Con questo nuovo stop la produzione giornaliera di ghisa scenderà da 17-18mila tonnellate al giorno a 14-15mila. Prima che si fermasse l’altoforno 1 la produzione si era attestata sulle 21-22mila tonnellate di ghisa al giorno. Sul piano occupazionale, la fermata di questi impianti produrrà 7-800 esuberi temporanei che non andranno in cassa integrazione, ma beneficeranno dei contratti di solidarietà, secondo l’accordo che Ilva e sindacati sottoscrissero lo scorso marzo al ministero del Welfare (in un primo momento l’azienda annunciò la richiesta di cassa integrazione straordinaria per 6.500 lavoratori, l’ennesima minaccia poi ritirata). Con i nuovi 7-800 esuberi, sale dunque a 2mila su un totale di 11mila il numero dei dipendenti temporaneamente fuori dal ciclo produttivo. Questo per quanto riguarda i dettagli tecnici dell’operazione. Perché come scrivemmo nelle scorse settimane, la decisione dell’azienda potrebbe nascondere ben altro.

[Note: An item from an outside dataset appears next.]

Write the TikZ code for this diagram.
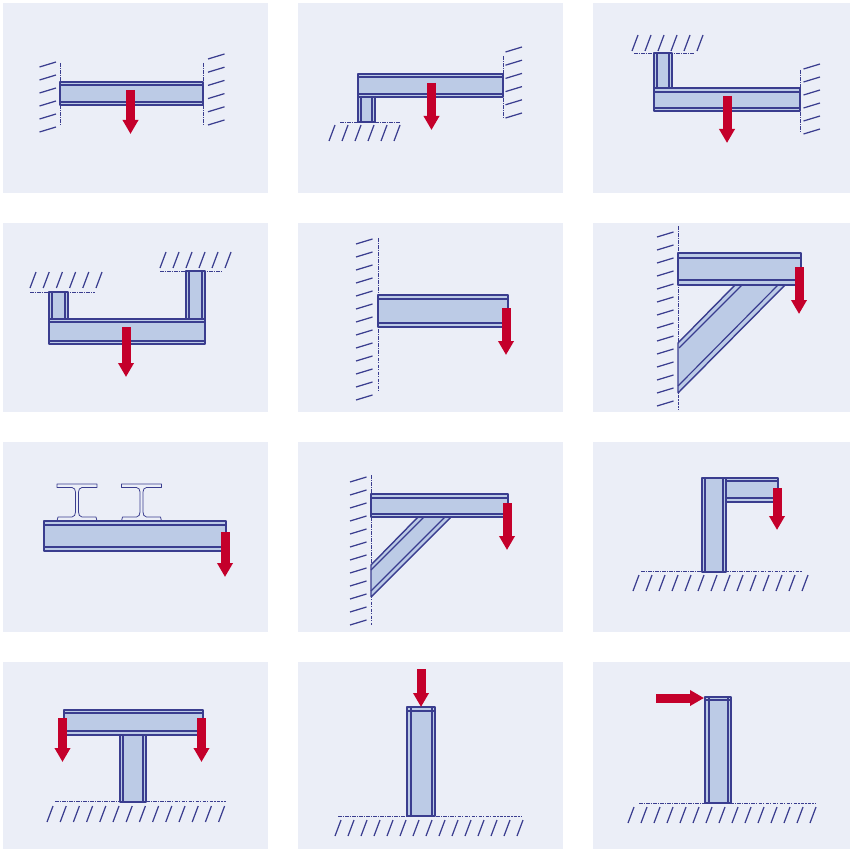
\documentclass[tikz,border=0pt]{standalone}
\usepackage{tikz}
\usetikzlibrary{arrows.meta}
\definecolor{cpanel}{RGB}{235,238,247}
\definecolor{csteel}{RGB}{188,203,230}
\definecolor{cline}{RGB}{58,61,143}
\definecolor{cload}{RGB}{196,0,43}
\tikzset{
  panel/.style={fill=cpanel,draw=none},
  steel/.style={fill=csteel,draw=none},
  outline/.style={draw=cline,line width=1.2pt,line join=round},
  flange/.style={draw=cline,line width=1pt},
  datum/.style={draw=cline,line width=0.55pt,dash pattern=on 3pt off 1pt on 1pt off 1pt},
  hatchline/.style={draw=cline,line width=1.05pt},
  load/.style={draw=cload,line width=0.27cm,-{Triangle[length=0.42cm,width=0.45cm]}},
  rolled/.style={draw=cline,line width=0.65pt,fill=cpanel,line join=round}
}
% horizontal member: x0,y0,x1,y1, inner flange lines at y2,y3
\newcommand{\beamh}[6]{%
  \fill[steel] (#1,#2) rectangle (#3,#4);
  \draw[flange] (#1,#5) -- (#3,#5) (#1,#6) -- (#3,#6);
  \draw[outline] (#1,#2) rectangle (#3,#4);}
% vertical member: x0,y0,x1,y1, inner flange lines at x2,x3
\newcommand{\beamv}[6]{%
  \fill[steel] (#1,#2) rectangle (#3,#4);
  \draw[flange] (#5,#2) -- (#5,#4) (#6,#2) -- (#6,#4);
  \draw[outline] (#1,#2) rectangle (#3,#4);}
% hatching of a wall: x, first y, count, pitch
\newcommand{\wallhatch}[4]{%
  \foreach \i in {1,...,#3}
    \draw[hatchline] (#1,{#2+(\i-1)*#4}) -- ++(16.5,-5);}
% hatching of a floor or ceiling: first x, y, count, pitch
\newcommand{\floorhatch}[4]{%
  \foreach \i in {1,...,#3}
    \draw[hatchline] ({#1+(\i-1)*#4},#2) -- ++(6,-16);}
% rolled section seen from the end: x of left edge, width 40
\newcommand{\rolledI}[1]{%
  \draw[rolled,shift={(#1,0)}] (0,484) -- (40,484) -- (40,487.5) -- (25,487.5)
    to[out=180,in=90] (21.5,492) -- (21.5,512) to[out=-90,in=180] (25,517)
    -- (39,517) -- (40,521) -- (0,521) -- (1,517) -- (15,517)
    to[out=0,in=-90] (18.5,512) -- (18.5,492) to[out=90,in=0] (15,487.5)
    -- (0,487.5) -- cycle;}
\begin{document}
\begin{tikzpicture}[x=0.03cm,y=-0.03cm]
\useasboundingbox (0,0) rectangle (850,849);
\foreach \x/\w in {3/265,298/265,593/257}
  \foreach \y/\h in {3/190,223/189,442/190,662/187}
    \fill[panel] (\x,\y) rectangle ++(\w,\h);
% ---------------- row 1 ----------------
\begin{scope}
  \wallhatch{39.5}{67}{6}{13}
  \wallhatch{208}{59}{6}{13.2}
  \draw[datum] (60,63) -- (60,124) (203,63) -- (203,124);
  \beamh{60}{82}{203}{105}{85}{102}
  \draw[load] (130.5,90) -- (130.5,134);
\end{scope}
\begin{scope}
  \wallhatch{505.5}{52}{6}{13.2}
  \floorhatch{329}{141}{6}{13}
  \draw[datum] (503,56) -- (503,118) (340,122) -- (400,122);
  \beamv{358}{97}{375}{122}{361}{372}
  \beamh{358}{74}{503}{97}{77}{94}
  \draw[load] (431.5,83) -- (431.5,130);
\end{scope}
\begin{scope}
  \wallhatch{803.5}{69}{6}{13}
  \floorhatch{632}{51}{6}{13}
  \draw[datum] (800,70) -- (800,132) (634,53) -- (694,53);
  \beamv{654}{53}{672}{88}{657}{669}
  \beamh{654}{88}{800}{111}{92}{108}
  \draw[load] (727,96) -- (727,143);
\end{scope}
% ---------------- row 2 ----------------
\begin{scope}
  \floorhatch{30}{288}{6}{13.2}
  \floorhatch{160}{268}{6}{13}
  \draw[datum] (30,292) -- (95,292) (160,271) -- (222,271);
  \beamv{49}{292}{68}{319}{52}{65}
  \beamv{186}{271}{205}{319}{189}{202}
  \beamh{49}{319}{205}{344}{322}{341}
  \draw[load] (126,327) -- (126,377);
\end{scope}
\begin{scope}
  \wallhatch{356}{244}{13}{13}
  \draw[datum] (378,238) -- (378,392);
  \beamh{378}{295}{508}{327}{299}{323}
  \draw[load] (506,308) -- (506,355);
\end{scope}
\begin{scope}
  \wallhatch{657}{237}{14}{13}
  \draw[datum] (678,226) -- (678,410);
  \fill[steel] (678,343) -- (735,285) -- (785,285) -- (678,393) -- cycle;
  \draw[flange] (679,348) -- (742,285) (678,386) -- (778,285);
  \draw[outline] (678,393) -- (678,343) -- (735,285) (678,393) -- (785,285);
  \beamh{678}{253}{801}{285}{258}{280}
  \draw[load] (799,267) -- (799,314);
\end{scope}
% ---------------- row 3 ----------------
\begin{scope}
  \rolledI{57}
  \rolledI{121.5}
  \beamh{44}{521}{226}{551}{525}{547}
  \draw[load] (225,532) -- (225,577);
\end{scope}
\begin{scope}
  \wallhatch{350}{482}{12}{13}
  \draw[datum] (371,475) -- (371,625);
  \fill[steel] (371,565) -- (418,517) -- (451,517) -- (371,597) -- cycle;
  \draw[flange] (371,570) -- (424,517) (371,591) -- (445,517);
  \draw[outline] (371,597) -- (371,565) -- (418,517) (371,597) -- (451,517);
  \beamh{371}{494}{508}{517}{498}{514}
  \draw[load] (507,503) -- (507,550);
\end{scope}
\begin{scope}
  \floorhatch{633}{591}{14}{13}
  \draw[datum] (641,571) -- (802,571);
  \beamh{726}{478}{778}{502}{481}{498}
  \beamv{702}{478}{726}{572}{705}{723}
  \draw[load] (777,488) -- (777,530);
\end{scope}
% ---------------- row 4 ----------------
\begin{scope}
  \floorhatch{47}{822}{14}{13.2}
  \draw[datum] (55,801) -- (226,801);
  \beamv{120}{735}{146}{802}{123}{143}
  \beamh{64}{710}{203}{735}{713}{731}
  \draw[load] (62.5,718) -- (62.5,762);
  \draw[load] (201.5,718) -- (201.5,762);
\end{scope}
\begin{scope}
  \floorhatch{335}{836}{15}{13}
  \draw[datum] (338,816) -- (521,816);
  \beamv{407}{707}{435}{816}{411}{432}
  \draw[flange] (407,711) -- (435,711);
  \draw[load] (421,669) -- (421,707);
\end{scope}
\begin{scope}
  \floorhatch{628}{823}{15}{13}
  \draw[datum] (639,803) -- (815,803);
  \beamv{705}{697}{731}{803}{709}{728}
  \draw[flange] (705,700) -- (731,700);
  \draw[load] (656,698) -- (704,698);
\end{scope}
\end{tikzpicture}
\end{document}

Visto e considerato che nella versione ufficiale, più di qualcosa non torna. In conseguenza della fermata l’Ilva ha infatti comunicato che “anticiperà” i lavori di risanamento previsti dall’AIA, l’Autorizzazione integrata ambientale, per l’impianto AFO 2. Ma quella che per l’azienda rappresenta un’anticipazione dei lavori, è nella realtà dei fatti una delle tante prescrizioni su cui l’Ilva è palesemente in ritardo. Per l’AFO 2, la commissione IPPC che ha riesaminato le prescrizioni della prima AIA concessa all’Ilva il 4 agosto 2011, ha previsto il processo di “Depolverazione Stock House”, che riguarda l’abbattimento delle polveri generate nel processo di lavorazione dell’acciaio: l’intervento previsto dovrà riguardare sia i campi di colata che le cosiddette stock-house dove vengono depositati i materiali di carica dell’impianto. Il sistema di depolverazione per l’AFO 2, stando a quanto scritto dai tecnici dell’Ilva nella seconda relazione trimestrale sull’applicazione delle prescrizioni AIA datata 27 aprile, sarebbe già stato ordinato. L’AIA concessa lo scorso 26 ottobre però, prevedeva che questo tipo di lavoro venisse attuato immediatamente. Invece, nell’ultima relazione trimestrale inviata al ministero dell’Ambiente, per la prescrizione n.16 che è quella riguardante l’AFO 2, l’azienda scrive che le attività sono in corso e che si concluderanno entro il 31 gennaio del 2014.

Non è un caso infatti se, già nella prima relazione trimestrale dopo l’ispezione dei primi del mese di marzo, nelle 11 prescrizioni su cui l’Ilva era in ritardo i tecnici ISPRA rilevarono anche il mancato intervento di depolverazione per l’AFO 2. I dirigenti Ilva hanno anche sostenuto che questi lavori di risanamento permetteranno all’azienda di avere un altoforno pronto e moderno nel momento in cui il mercato dovesse ripartire. Dunque, non è detto che ciò accada. E comunque non prima dell’inizio del 2014. Mercato permettendo. Ma più di qualcosa lascia pensare che ciò non avverrà. Del resto, l’Ilva può continuare tranquillamente a marciare con AFO 4 e AFO 5. Inoltre, è molto probabile che per ora si proceda a piccoli lavori di risanamento, visto che le risorse finanziarie per attuare l’AIA non ci sono.

E che la stessa AIA a breve potrebbe essere rivista dal comitato dei tre saggi che saranno nominati dal sub commissario Edo Ronchi. Non è un caso del resto se, mentre l’area a caldo viene lentamente fermata, l’area a freddo “pare” lentamente in ripresa. Nei giorni scorsi, infatti, sono ripartiti i “Rivestimenti” tubi e sono rientrati in funzione settimane addietro anche i Tubifici 1 e 2, l’altro tubificio “Erw”, parte del Laminatoio a freddo, e uno dei due (il 2) Treno nastri (il 1 è stato nuovamente fermato). La ripartenza è avvenuta più per una questione di nuovi ordini, soprattutto perché l’Ilva ha ancora stoccato un quantitativo di bramme da lavorare. Che fanno parte dello stock di un milione e 700mila tonnellate di merci che il gip di Taranto, Patrizia Todisco, dopo aver sequestrato lo scorso 26 novembre a metà maggio dissequestrò riconsegnandole all’azienda col deposito della sentenza della Consulta che il 9 aprile giudicò costituzionale la legge 231 del 2012. Tutto a norma di legge. Finché questa sceneggiata non arriverà alla sua naturale conclusione.